→ Task
Drop the pictures, then extract the listing word for word.
>> Begin Data section
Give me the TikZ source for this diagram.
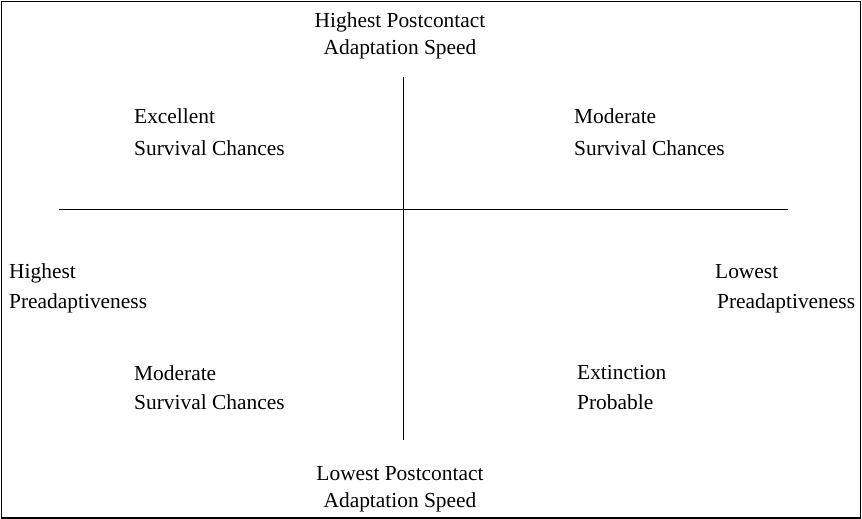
\documentclass[tikz,border=0pt]{standalone}
\usepackage{fontspec}
\setmainfont{Liberation Serif}
\begin{document}
\begin{tikzpicture}[x=1pt, y=-1pt,
  every node/.style={inner sep=0pt},
  lbl/.style={font=\fontsize{21.4}{30}\selectfont, align=left, anchor=base west}]
  \useasboundingbox (0,0) rectangle (862,519);
  % frame
  \draw[line width=1.2pt] (1.5,1.5) rectangle (860.5,518);

  % axes
  \coordinate (N) at (403,77);
  \coordinate (S) at (403,440);
  \coordinate (W) at (59,209);
  \coordinate (E) at (788,209);
  \draw[line width=1pt] (N) -- (S);
  \draw[line width=1pt] (W) -- (E);

  % axis ends (base = last line)
  \node[lbl, font=\fontsize{21.4}{27}\selectfont, align=center, anchor=base] (hps) at (400,55) {Highest Postcontact\\Adaptation Speed};
  \node[lbl, font=\fontsize{21.4}{27}\selectfont, align=center, anchor=base] (lps) at (400,507) {Lowest Postcontact\\Adaptation Speed};
  \node[lbl] (hpa) at (9,308) {Highest\\Preadaptiveness};
  \node[lbl] (lpa) at (715,308) {Lowest\\\hspace*{2pt}Preadaptiveness};

  % quadrants
  \node[lbl, font=\fontsize{21.4}{32}\selectfont] (exc) at (134,155) {Excellent\\Survival Chances};
  \node[lbl, font=\fontsize{21.4}{32}\selectfont] (modtop) at (574,155) {Moderate\\Survival Chances};
  \node[lbl, font=\fontsize{21.4}{29}\selectfont] (modbot) at (134,409) {Moderate\\Survival Chances};
  \node[lbl] (ext) at (577,409) {Extinction\\Probable};
\end{tikzpicture}
\end{document}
>> End Data section
→ Output for this task
Give me the TikZ source for this diagram.
\documentclass[tikz,border=0pt]{standalone}
\usepackage{fontspec}
\setmainfont{Liberation Serif}
\begin{document}
\begin{tikzpicture}[x=1pt, y=-1pt,
  every node/.style={inner sep=0pt},
  lbl/.style={font=\fontsize{21.4}{30}\selectfont, align=left, anchor=base west}]
  \useasboundingbox (0,0) rectangle (862,519);
  % frame
  \draw[line width=1.2pt] (1.5,1.5) rectangle (860.5,518);

  % axes
  \coordinate (N) at (403,77);
  \coordinate (S) at (403,440);
  \coordinate (W) at (59,209);
  \coordinate (E) at (788,209);
  \draw[line width=1pt] (N) -- (S);
  \draw[line width=1pt] (W) -- (E);

  % axis ends (base = last line)
  \node[lbl, font=\fontsize{21.4}{27}\selectfont, align=center, anchor=base] (hps) at (400,55) {Highest Postcontact\\Adaptation Speed};
  \node[lbl, font=\fontsize{21.4}{27}\selectfont, align=center, anchor=base] (lps) at (400,507) {Lowest Postcontact\\Adaptation Speed};
  \node[lbl] (hpa) at (9,308) {Highest\\Preadaptiveness};
  \node[lbl] (lpa) at (715,308) {Lowest\\\hspace*{2pt}Preadaptiveness};

  % quadrants
  \node[lbl, font=\fontsize{21.4}{32}\selectfont] (exc) at (134,155) {Excellent\\Survival Chances};
  \node[lbl, font=\fontsize{21.4}{32}\selectfont] (modtop) at (574,155) {Moderate\\Survival Chances};
  \node[lbl, font=\fontsize{21.4}{29}\selectfont] (modbot) at (134,409) {Moderate\\Survival Chances};
  \node[lbl] (ext) at (577,409) {Extinction\\Probable};
\end{tikzpicture}
\end{document}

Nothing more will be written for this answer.